Pourtant, le système de combat ne manque pas d’outils pour s’en sortir, comme le gantelet gravitationnel qui permet de saisir un ennemi et de le balancer dans le vide ou un broyeur à proximité, ou le choix entre la garde (qui grignote la vie) et des esquives qui fonctionnent assez bien avec l’aide seule du stick gauche… mais attention à ne pas masher les boutons dès qu’on pense avoir une ouverture, parce que les attaques en traître que l’on n’aura pas anticipées auront toujours le dessus. Un autre exemple sur le fait que The Callisto Protocol fait un peu trop appel à des magnétismes qui donnent l’impression qu’on perd le contrôle du personnage à la moindre action, renforçant cette sensation de lourdeur peu agréable, surtout avec les “skill shots” (tir réflexe sur un point faible ennemi révélé) qui ont la fâcheuse tendance à rendre l’action brouillon en s’appropriant la caméra.

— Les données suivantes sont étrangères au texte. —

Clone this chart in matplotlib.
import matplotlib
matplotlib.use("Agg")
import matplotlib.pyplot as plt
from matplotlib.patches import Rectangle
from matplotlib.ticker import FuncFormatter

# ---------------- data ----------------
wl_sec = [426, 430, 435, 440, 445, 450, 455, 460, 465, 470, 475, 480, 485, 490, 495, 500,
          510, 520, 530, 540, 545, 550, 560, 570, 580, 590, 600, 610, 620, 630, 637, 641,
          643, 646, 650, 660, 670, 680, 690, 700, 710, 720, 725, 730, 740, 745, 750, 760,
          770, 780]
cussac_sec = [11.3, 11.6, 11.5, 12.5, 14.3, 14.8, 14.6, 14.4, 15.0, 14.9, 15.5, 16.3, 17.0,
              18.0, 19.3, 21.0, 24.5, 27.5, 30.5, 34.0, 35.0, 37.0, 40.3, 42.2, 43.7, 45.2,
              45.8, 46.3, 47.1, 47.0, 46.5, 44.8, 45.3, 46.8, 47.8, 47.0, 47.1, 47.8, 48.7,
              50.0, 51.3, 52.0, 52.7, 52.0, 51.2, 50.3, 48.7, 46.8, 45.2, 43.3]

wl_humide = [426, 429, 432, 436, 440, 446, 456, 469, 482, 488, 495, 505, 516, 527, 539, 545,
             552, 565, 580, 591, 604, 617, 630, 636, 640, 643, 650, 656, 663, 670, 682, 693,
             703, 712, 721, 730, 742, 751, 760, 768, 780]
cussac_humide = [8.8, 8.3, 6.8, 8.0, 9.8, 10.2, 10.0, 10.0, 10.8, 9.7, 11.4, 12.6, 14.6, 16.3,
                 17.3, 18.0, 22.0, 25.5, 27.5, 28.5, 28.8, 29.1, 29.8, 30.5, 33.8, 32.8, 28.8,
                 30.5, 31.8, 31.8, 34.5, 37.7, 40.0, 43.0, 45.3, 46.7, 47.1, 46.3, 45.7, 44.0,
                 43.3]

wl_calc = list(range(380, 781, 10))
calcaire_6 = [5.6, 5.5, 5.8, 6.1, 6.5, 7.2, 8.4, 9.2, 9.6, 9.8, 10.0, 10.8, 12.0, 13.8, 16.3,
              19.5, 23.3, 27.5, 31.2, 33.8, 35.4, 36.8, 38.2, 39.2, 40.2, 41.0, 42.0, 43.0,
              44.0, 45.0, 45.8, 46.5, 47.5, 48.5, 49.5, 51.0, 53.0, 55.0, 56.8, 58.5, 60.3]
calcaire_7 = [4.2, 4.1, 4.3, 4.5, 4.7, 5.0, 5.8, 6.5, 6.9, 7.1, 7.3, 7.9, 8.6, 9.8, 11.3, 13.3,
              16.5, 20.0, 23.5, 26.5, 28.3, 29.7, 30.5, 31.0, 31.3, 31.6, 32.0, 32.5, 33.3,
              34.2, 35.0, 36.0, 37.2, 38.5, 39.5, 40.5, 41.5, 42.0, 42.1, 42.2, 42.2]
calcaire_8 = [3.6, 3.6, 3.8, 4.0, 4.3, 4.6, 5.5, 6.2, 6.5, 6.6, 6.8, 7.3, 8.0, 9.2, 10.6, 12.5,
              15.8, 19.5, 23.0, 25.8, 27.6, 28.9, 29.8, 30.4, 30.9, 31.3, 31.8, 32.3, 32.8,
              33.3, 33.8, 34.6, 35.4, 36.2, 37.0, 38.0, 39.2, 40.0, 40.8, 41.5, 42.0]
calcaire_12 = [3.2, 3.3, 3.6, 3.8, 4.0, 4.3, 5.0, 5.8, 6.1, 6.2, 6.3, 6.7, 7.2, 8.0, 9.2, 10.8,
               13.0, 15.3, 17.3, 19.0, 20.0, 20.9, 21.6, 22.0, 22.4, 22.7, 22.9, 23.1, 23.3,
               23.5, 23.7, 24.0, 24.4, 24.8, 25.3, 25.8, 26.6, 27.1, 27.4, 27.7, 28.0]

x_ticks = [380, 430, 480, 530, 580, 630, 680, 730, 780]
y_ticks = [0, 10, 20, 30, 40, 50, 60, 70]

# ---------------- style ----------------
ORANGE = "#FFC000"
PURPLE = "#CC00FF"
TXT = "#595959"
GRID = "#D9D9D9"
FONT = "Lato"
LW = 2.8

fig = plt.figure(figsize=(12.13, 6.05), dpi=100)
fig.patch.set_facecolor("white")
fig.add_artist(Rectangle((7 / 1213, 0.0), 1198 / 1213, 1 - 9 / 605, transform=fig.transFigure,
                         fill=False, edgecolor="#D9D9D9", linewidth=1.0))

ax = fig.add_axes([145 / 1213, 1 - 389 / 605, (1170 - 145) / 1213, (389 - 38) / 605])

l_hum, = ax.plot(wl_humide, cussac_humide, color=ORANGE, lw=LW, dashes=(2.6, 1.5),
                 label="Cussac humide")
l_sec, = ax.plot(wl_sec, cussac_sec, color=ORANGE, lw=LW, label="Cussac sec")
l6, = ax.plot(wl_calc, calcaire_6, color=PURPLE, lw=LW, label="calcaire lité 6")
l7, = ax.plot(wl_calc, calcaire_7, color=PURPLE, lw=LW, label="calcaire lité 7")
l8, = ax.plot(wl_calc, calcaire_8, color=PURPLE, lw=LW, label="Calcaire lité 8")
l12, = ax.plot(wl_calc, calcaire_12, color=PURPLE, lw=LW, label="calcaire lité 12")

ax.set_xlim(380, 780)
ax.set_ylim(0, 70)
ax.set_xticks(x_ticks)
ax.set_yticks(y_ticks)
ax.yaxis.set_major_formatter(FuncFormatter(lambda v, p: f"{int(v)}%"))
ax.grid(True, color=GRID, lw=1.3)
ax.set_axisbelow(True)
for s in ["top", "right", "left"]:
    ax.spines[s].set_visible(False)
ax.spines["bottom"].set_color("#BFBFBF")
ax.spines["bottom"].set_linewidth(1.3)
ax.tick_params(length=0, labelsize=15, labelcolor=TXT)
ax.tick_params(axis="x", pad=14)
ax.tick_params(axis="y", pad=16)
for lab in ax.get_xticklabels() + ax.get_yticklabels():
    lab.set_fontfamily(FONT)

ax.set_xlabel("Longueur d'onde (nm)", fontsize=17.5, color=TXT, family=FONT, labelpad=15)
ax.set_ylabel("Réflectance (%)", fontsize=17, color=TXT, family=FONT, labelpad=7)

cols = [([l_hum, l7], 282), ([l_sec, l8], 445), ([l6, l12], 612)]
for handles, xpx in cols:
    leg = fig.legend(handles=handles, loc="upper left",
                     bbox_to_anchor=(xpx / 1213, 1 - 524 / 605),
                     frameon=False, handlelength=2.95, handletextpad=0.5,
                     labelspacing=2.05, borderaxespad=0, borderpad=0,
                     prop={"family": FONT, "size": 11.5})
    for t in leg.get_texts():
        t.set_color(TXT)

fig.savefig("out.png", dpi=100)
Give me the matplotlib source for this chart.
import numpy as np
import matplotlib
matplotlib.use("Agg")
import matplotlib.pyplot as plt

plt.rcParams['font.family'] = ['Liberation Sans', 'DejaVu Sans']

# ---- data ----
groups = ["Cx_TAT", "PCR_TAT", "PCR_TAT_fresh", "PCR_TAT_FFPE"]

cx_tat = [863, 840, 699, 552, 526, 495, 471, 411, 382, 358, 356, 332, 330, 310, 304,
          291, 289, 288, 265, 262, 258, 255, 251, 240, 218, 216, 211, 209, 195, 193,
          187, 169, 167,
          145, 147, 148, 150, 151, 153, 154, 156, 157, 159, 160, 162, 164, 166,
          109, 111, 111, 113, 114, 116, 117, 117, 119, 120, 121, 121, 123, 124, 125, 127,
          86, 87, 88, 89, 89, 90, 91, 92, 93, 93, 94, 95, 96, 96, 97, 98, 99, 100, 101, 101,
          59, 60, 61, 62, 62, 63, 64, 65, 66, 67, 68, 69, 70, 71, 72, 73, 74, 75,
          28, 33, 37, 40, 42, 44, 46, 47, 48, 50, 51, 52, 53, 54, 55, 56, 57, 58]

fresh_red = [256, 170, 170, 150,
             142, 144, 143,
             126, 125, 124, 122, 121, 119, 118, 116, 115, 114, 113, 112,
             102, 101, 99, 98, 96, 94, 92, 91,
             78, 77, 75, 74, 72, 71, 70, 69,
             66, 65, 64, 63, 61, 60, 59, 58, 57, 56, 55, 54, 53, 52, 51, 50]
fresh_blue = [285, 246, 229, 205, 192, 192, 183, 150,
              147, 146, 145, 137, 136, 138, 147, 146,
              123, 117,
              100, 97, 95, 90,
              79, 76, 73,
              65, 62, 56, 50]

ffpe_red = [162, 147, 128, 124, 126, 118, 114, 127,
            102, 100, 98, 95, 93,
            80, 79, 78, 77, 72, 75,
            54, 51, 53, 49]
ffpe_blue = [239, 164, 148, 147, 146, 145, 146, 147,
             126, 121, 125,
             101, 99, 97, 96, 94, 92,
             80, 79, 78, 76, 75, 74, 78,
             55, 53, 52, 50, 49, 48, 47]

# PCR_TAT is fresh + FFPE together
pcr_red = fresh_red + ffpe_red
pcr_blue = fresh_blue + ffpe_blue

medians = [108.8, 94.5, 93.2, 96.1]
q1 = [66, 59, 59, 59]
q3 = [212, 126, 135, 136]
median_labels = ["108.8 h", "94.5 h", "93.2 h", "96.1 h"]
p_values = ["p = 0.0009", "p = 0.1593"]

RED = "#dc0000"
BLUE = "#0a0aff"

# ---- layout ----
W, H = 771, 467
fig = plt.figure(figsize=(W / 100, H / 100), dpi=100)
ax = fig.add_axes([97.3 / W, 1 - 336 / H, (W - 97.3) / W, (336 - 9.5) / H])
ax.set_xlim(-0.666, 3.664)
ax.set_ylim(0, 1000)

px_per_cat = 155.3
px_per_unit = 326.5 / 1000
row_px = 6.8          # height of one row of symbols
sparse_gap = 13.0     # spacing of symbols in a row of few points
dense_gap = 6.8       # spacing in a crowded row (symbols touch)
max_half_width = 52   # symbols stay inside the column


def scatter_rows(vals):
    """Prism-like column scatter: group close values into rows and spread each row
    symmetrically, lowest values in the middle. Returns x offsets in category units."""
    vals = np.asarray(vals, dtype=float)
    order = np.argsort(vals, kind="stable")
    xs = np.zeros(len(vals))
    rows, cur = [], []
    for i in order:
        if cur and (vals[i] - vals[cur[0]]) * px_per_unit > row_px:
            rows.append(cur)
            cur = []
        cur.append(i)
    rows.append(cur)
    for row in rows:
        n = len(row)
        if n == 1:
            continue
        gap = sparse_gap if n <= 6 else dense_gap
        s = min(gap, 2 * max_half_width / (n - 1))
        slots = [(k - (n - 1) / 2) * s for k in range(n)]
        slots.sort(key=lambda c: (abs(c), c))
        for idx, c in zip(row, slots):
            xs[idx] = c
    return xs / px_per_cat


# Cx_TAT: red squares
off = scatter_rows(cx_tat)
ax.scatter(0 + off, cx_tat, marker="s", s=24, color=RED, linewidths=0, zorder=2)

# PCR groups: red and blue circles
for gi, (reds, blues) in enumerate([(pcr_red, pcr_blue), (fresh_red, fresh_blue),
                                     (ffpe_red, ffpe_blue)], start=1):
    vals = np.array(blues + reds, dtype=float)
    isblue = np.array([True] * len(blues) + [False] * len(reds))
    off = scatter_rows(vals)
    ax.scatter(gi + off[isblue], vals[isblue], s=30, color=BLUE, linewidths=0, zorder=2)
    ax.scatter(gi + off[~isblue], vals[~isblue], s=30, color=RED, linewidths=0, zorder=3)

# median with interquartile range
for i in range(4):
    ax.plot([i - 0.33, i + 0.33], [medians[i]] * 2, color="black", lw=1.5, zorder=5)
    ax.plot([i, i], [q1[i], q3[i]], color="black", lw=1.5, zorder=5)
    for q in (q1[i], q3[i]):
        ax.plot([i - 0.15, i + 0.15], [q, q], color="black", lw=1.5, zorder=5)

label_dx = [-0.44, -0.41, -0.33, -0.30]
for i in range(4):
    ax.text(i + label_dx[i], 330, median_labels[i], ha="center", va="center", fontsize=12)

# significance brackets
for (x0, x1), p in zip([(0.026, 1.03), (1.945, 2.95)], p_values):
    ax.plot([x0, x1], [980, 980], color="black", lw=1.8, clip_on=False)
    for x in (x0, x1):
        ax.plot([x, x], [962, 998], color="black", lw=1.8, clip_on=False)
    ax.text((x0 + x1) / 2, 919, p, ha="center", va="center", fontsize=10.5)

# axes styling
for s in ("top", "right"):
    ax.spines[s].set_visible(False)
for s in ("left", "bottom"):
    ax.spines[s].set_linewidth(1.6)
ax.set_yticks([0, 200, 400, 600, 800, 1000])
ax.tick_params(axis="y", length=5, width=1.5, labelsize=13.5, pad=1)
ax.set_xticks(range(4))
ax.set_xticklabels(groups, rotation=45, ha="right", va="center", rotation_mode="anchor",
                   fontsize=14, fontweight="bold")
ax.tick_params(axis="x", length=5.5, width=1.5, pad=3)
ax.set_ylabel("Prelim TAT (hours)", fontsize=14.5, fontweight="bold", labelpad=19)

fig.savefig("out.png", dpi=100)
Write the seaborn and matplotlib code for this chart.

Peut-être aurais-je dû plus insister sur l’utilisation du Grip, un gantelet gravitationnel qui permet de saisir un ennemi et de le balancer au loin (le mieux étant le vide ou un danger environnemental), mais les rencontres me semblent assez bruts de décoffrage pour le moment. Peut-être que cet aspect sera lissé avant la sortie de décembre, ou bien que les améliorations à débloquer qui étoffent le gameplay de combat par de nouvelles actions permettront de les rendre moins frustrants.
Malgré ces défauts qui pourraient s’effacer avec un peu plus de pratique, le système de combat incarne plein de chouettes idées qui permettent de garder cette sacro-sainte tension. On est jamais certain dans quel état on sera après le prochain échauffourée avec des mutants… surtout quand ils se mettent à muter davantage, comme le pire des Pokémon.
C’est peut-être la meilleure idée du jeu pour ne jamais relâcher son attention, puisqu’un ennemi basique peut tout d’un coup se voir pousser des tentacules sur son torse après avoir subi un coup. Il faut alors tirer dessus promptement, sinon le monstre mute aussitôt pour devenir encore plus costaud et dangereux. Le truc, c’est que les conditions ne sont pas toujours favorables pour en venir à bout avant la transformation (à commencer par les munitions), de quoi provoquer de sacrée montée d’adrénalines, sachant que le phénomène est aléatoire et non scripté.
Jupiter Hell
Avec son système de combat complet – mais imparfait – et son rythme qui s’inspire très fortement de son illustre parrain, The Callisto Protocol a tout le potentiel pour être un excellent cru pour les amateurs d’horreur. À défaut de faire réellement peur avec son goût prononcé pour l’action, de nombreux ingrédients sont réunis pour garder les joueurs à l’affût du moindre danger, où chaque détour d’un couloir peut être synonyme de game over. Bien que l’héritage de Dead Space soit un peu trop visible, le titre de Striking Distance propose une évolution intéressante de la formule classique des survivals-horror, tout en poussant les potards du gore jusqu’à 11. Reste à savoir si le jeu réalisé par Glen Schofield saura tenir la distance (vous l’avez ?) avec le remake de son jeu le plus mémorable par Motive, dont la sortie est prévue seulement un mois après celle de The Callisto Protocol.
The Callisto Protocol sera disponible le 2 décembre sur PC, consoles Xbox et PlayStation.